Objective: Every line of the material is to be quoted verbatim, minus the pictures.

The records:
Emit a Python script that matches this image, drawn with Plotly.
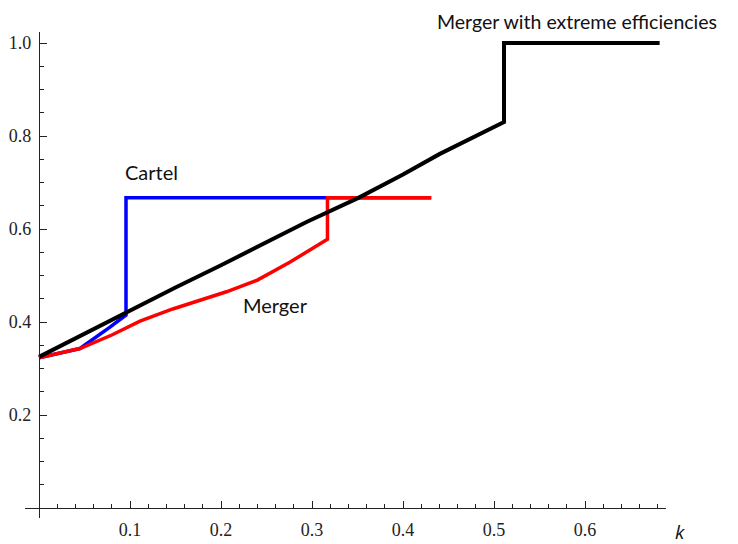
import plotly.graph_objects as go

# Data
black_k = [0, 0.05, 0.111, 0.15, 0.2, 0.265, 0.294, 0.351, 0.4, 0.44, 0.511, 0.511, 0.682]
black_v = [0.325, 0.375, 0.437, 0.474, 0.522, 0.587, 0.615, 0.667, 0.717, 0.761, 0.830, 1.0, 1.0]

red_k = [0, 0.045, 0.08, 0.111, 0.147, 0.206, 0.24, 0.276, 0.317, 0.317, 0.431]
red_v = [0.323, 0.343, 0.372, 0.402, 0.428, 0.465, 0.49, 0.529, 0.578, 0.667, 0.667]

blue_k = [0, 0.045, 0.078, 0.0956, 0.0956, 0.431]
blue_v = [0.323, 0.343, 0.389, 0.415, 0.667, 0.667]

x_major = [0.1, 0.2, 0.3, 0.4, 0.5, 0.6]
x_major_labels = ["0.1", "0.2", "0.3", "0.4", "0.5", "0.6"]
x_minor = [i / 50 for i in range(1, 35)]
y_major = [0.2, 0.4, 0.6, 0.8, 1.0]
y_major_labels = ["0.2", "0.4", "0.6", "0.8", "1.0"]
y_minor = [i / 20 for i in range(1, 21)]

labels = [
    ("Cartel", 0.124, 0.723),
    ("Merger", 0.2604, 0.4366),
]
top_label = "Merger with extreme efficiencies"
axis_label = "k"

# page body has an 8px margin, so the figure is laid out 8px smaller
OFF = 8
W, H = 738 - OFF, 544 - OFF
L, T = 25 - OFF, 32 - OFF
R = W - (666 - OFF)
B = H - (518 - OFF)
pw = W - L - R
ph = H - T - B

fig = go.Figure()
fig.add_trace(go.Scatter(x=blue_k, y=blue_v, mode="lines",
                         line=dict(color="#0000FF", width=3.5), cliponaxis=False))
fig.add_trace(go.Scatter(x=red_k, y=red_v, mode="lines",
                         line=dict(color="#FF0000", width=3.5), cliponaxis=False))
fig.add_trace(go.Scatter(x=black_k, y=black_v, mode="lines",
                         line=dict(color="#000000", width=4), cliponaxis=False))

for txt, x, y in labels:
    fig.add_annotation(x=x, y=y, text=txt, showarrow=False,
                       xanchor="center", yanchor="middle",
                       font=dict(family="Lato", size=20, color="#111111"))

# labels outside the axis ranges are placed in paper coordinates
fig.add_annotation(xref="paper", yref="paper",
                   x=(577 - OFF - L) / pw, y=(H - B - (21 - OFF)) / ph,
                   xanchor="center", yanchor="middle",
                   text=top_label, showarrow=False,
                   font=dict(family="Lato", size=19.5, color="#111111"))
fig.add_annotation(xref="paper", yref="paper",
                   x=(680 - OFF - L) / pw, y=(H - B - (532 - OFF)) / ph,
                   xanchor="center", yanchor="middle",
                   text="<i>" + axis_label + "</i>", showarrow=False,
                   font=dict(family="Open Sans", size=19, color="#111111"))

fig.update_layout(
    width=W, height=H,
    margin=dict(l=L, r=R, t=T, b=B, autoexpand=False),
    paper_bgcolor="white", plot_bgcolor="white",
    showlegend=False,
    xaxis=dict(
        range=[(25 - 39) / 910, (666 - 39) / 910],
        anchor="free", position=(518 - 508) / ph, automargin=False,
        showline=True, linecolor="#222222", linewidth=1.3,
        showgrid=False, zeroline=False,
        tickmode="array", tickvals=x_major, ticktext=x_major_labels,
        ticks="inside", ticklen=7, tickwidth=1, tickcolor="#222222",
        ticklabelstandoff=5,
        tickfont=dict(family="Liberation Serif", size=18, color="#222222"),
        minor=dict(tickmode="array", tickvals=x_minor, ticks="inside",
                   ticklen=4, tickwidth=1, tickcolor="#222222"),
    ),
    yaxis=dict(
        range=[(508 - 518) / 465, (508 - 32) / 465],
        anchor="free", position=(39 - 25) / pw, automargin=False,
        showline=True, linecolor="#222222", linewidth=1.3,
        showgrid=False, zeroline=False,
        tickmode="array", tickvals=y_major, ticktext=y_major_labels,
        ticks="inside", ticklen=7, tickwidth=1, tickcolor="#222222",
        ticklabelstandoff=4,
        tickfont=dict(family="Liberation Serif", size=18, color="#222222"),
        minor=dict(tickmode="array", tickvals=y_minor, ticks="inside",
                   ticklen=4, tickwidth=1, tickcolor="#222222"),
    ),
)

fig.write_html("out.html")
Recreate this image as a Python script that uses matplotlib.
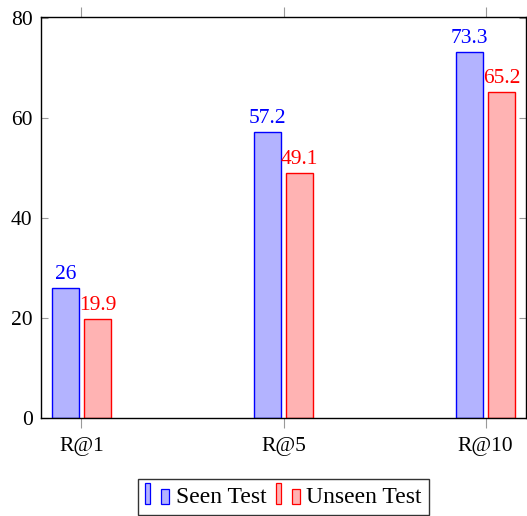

Answer for the task:
Emit a Python script that matches this image, drawn with Plotly.
import plotly.graph_objects as go

# Data
black_k = [0, 0.05, 0.111, 0.15, 0.2, 0.265, 0.294, 0.351, 0.4, 0.44, 0.511, 0.511, 0.682]
black_v = [0.325, 0.375, 0.437, 0.474, 0.522, 0.587, 0.615, 0.667, 0.717, 0.761, 0.830, 1.0, 1.0]

red_k = [0, 0.045, 0.08, 0.111, 0.147, 0.206, 0.24, 0.276, 0.317, 0.317, 0.431]
red_v = [0.323, 0.343, 0.372, 0.402, 0.428, 0.465, 0.49, 0.529, 0.578, 0.667, 0.667]

blue_k = [0, 0.045, 0.078, 0.0956, 0.0956, 0.431]
blue_v = [0.323, 0.343, 0.389, 0.415, 0.667, 0.667]

x_major = [0.1, 0.2, 0.3, 0.4, 0.5, 0.6]
x_major_labels = ["0.1", "0.2", "0.3", "0.4", "0.5", "0.6"]
x_minor = [i / 50 for i in range(1, 35)]
y_major = [0.2, 0.4, 0.6, 0.8, 1.0]
y_major_labels = ["0.2", "0.4", "0.6", "0.8", "1.0"]
y_minor = [i / 20 for i in range(1, 21)]

labels = [
    ("Cartel", 0.124, 0.723),
    ("Merger", 0.2604, 0.4366),
]
top_label = "Merger with extreme efficiencies"
axis_label = "k"

# page body has an 8px margin, so the figure is laid out 8px smaller
OFF = 8
W, H = 738 - OFF, 544 - OFF
L, T = 25 - OFF, 32 - OFF
R = W - (666 - OFF)
B = H - (518 - OFF)
pw = W - L - R
ph = H - T - B

fig = go.Figure()
fig.add_trace(go.Scatter(x=blue_k, y=blue_v, mode="lines",
                         line=dict(color="#0000FF", width=3.5), cliponaxis=False))
fig.add_trace(go.Scatter(x=red_k, y=red_v, mode="lines",
                         line=dict(color="#FF0000", width=3.5), cliponaxis=False))
fig.add_trace(go.Scatter(x=black_k, y=black_v, mode="lines",
                         line=dict(color="#000000", width=4), cliponaxis=False))

for txt, x, y in labels:
    fig.add_annotation(x=x, y=y, text=txt, showarrow=False,
                       xanchor="center", yanchor="middle",
                       font=dict(family="Lato", size=20, color="#111111"))

# labels outside the axis ranges are placed in paper coordinates
fig.add_annotation(xref="paper", yref="paper",
                   x=(577 - OFF - L) / pw, y=(H - B - (21 - OFF)) / ph,
                   xanchor="center", yanchor="middle",
                   text=top_label, showarrow=False,
                   font=dict(family="Lato", size=19.5, color="#111111"))
fig.add_annotation(xref="paper", yref="paper",
                   x=(680 - OFF - L) / pw, y=(H - B - (532 - OFF)) / ph,
                   xanchor="center", yanchor="middle",
                   text="<i>" + axis_label + "</i>", showarrow=False,
                   font=dict(family="Open Sans", size=19, color="#111111"))

fig.update_layout(
    width=W, height=H,
    margin=dict(l=L, r=R, t=T, b=B, autoexpand=False),
    paper_bgcolor="white", plot_bgcolor="white",
    showlegend=False,
    xaxis=dict(
        range=[(25 - 39) / 910, (666 - 39) / 910],
        anchor="free", position=(518 - 508) / ph, automargin=False,
        showline=True, linecolor="#222222", linewidth=1.3,
        showgrid=False, zeroline=False,
        tickmode="array", tickvals=x_major, ticktext=x_major_labels,
        ticks="inside", ticklen=7, tickwidth=1, tickcolor="#222222",
        ticklabelstandoff=5,
        tickfont=dict(family="Liberation Serif", size=18, color="#222222"),
        minor=dict(tickmode="array", tickvals=x_minor, ticks="inside",
                   ticklen=4, tickwidth=1, tickcolor="#222222"),
    ),
    yaxis=dict(
        range=[(508 - 518) / 465, (508 - 32) / 465],
        anchor="free", position=(39 - 25) / pw, automargin=False,
        showline=True, linecolor="#222222", linewidth=1.3,
        showgrid=False, zeroline=False,
        tickmode="array", tickvals=y_major, ticktext=y_major_labels,
        ticks="inside", ticklen=7, tickwidth=1, tickcolor="#222222",
        ticklabelstandoff=4,
        tickfont=dict(family="Liberation Serif", size=18, color="#222222"),
        minor=dict(tickmode="array", tickvals=y_minor, ticks="inside",
                   ticklen=4, tickwidth=1, tickcolor="#222222"),
    ),
)

fig.write_html("out.html")
Recreate this image as a Python script that uses matplotlib.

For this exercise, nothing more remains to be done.